Wednesday, January 4, 2017

Leg 44: Susan Harbour to Sokcho Sunrise Park






















The clouds seemed to be lifting and it looked like the forecast for Sunday was going to be right on.  It was only early afternoon, and so it seemed like I would be able to complete the whole of leg 44 before the night set in.  I decided that I really wanted to complete this leg as well.  It was going to make for a rather long day in the end, and after a short sleep because of the late arrival in Yang Yang the night before.  But the end of leg 44 was right outside of Seoraksan National Park.  If the next day was going to be as nice as predicted, it would be a really nice day to go in and see some fall colours in the trees.  Seoraksan National Park is famous for its fall foliage.  Even though it was fairly late in the fall season, I stood a good chance of some nice scenery.

So I set off.  Along the road, outside the resort with all the land on the seaside and no room for riffraff.












But then I came across one of the places that would delay my completing the leg before dark.  Across from the resort there was an ecological museum.  I had been going into most of the museums and other places like that along the coast.  This seemed interesting.  And there was a large lagoon beside it covered in browned reeds, swaying in the breeze.


The museum itself was all in Korean.  It was interesting enough looking at all the stuffed animals that came from the area, but I didn’t learn much about them because I couldn’t understand the interpretive panels.  But I did enjoy walking the boardwalks among the reeds listening to the wind rustle through them.  It was nice.
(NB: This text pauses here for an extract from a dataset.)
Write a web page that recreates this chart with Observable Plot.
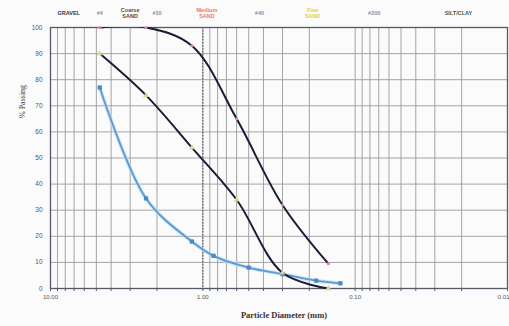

Then it was onward.  Shortly after passing the coast hogging resort, the trail went back to the beach and the rolling waves.












The far end of the beach went up on top of a hill for a nice view down onto the sands.  For it being so late in the season, there were still a lot of recreational jetskis and the like on the sand, and people who were wanting to go out and ride them.




And then I found the next place that was to delay my completion of the leg.  Another seaside sited, cliff hugging Buddhist temple, Naksan Temple, captured my attention.  There were little pavilions on the edges of cliffs, safe yet precarious (if the waves were high enough) walkways between them, and pools walkways all over the hill where the temple was located.  Under the cloudy skies, with the waves crashing below, it was quite stirring.





And at the top of the hill, Guanyin was again looking out over the water, and over the sea-faring travelers who seek her attention and protection from the dangers of the wild seas.


The final stretch of the leg led along the highway on one side, with a beach on the other.  The stops at the ecological museum and then the temple had lengthened the leg from taken a little less than 4 hours to taking almost 5.  It was time well taken, but it did leave me in a little town a short distance (about a kilometre or two) before what I thought would be the end point at the sunrise park.  And not knowing what services (motels and restaurants) would be around the park, I sought out and found a motel in the little community.  Then I headed to the end point.  There I found a bigger community with plenty of motels and restaurants.  Oh well.  Better safe than sorry.


After completing the leg, I found some food, went back to my room and hoped the next morning would be as nice as the forecast had promised.